Often, such strategic budgeting involves reviewing expenses in terms of potential alternatives, going over contracts with a fine-tooth comb, and looking into the nooks and crannies of an institution’s operations to see where money can be saved.
“Are we locked into something that we signed 10 years ago that's not beneficial to us anymore?” Linderman said. “Do we have cost saving ideas like, ‘Shut the lights off when you're not in the rooms,’ or, ‘Do elevator maintenance,’ so you don't let the elevator crash and spend a million dollars rather than $200,000?”
These ideas tend to be institution-specific, Linderman added. Depending on the college, costs can be hiding in information technology systems and contracts, or class sizes, or in legal risks that could become liabilities later, or any number of areas.
Colleges might also start looking outside the institution for help lowering costs. Ambrose said he anticipates that more staff will be replaced with artificial intelligence applications and technology, or through consolidation in the sector.
“The cost reduction piece of the equation has run its course.”
Timothy Yates Jr.
President and CEO, Commonfund OCIO
Endowments can provide relief as well — if an institution has a sizable enough one.
“The other lever that colleges and universities hold is fundraising and advancement,” Suttles said.
The larger, more sophisticated fundraising operations might try to structure gifts and payouts to provide “access to more of the real dollars” sooner, he noted.
Given higher ed's long history of high and steeply rising costs, fundraising has been used to hedge against inflation by providing scholarships and aid to students who can't afford the dizzying costs of attendance.
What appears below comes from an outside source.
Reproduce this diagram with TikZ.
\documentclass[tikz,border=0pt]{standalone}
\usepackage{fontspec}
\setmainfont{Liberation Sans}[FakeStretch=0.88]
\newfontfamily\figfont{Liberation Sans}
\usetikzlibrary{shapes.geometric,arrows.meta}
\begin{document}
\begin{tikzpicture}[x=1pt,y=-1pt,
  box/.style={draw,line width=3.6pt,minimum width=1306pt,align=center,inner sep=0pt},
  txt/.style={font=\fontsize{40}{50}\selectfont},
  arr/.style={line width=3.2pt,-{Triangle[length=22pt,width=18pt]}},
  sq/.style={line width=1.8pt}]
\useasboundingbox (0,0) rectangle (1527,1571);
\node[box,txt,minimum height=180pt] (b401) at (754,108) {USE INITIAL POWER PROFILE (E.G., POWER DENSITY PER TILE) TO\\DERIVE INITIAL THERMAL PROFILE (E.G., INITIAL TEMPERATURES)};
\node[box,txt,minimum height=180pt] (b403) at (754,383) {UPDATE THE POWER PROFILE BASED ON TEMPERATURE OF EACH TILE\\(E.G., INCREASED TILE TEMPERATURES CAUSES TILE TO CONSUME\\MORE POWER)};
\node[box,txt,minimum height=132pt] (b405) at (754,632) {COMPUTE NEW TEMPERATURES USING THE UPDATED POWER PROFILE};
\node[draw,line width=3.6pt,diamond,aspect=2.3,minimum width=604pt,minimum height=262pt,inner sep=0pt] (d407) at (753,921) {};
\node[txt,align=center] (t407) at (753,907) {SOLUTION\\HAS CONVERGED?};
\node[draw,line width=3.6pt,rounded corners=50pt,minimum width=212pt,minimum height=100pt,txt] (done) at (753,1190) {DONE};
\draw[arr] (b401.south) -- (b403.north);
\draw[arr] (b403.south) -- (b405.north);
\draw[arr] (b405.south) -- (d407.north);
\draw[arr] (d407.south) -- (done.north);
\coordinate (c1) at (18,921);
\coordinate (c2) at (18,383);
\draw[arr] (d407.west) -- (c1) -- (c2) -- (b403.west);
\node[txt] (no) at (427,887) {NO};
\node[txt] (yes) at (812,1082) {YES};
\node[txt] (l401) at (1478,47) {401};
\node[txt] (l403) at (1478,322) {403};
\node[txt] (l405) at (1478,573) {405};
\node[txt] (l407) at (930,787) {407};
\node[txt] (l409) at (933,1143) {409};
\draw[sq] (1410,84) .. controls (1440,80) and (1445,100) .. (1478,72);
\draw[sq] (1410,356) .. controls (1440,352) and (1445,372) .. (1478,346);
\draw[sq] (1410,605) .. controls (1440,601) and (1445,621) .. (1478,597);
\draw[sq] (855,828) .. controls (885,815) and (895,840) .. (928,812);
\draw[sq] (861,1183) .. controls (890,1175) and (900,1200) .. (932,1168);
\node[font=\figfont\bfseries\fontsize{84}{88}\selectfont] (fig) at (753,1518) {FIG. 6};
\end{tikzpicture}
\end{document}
In that sense, inflation is built into the fundraising process in the same way that it is into the return targets for endowments.
Colleges can appeal to donors with a pitch that highlights the effects of inflation, according to Suttles. They can say, in effect, “‘We're trying to make sure that this college experience is affordable for future generations,’ and that resonates with folks.”
Editor’s note: Ricardo Azziz writes a monthly column on mergers for Higher Ed Dive. His opinions are his own.
Clarification: This story has been updated to include additional context to Chuck Ambrose's comments about inflation's impact on college finances.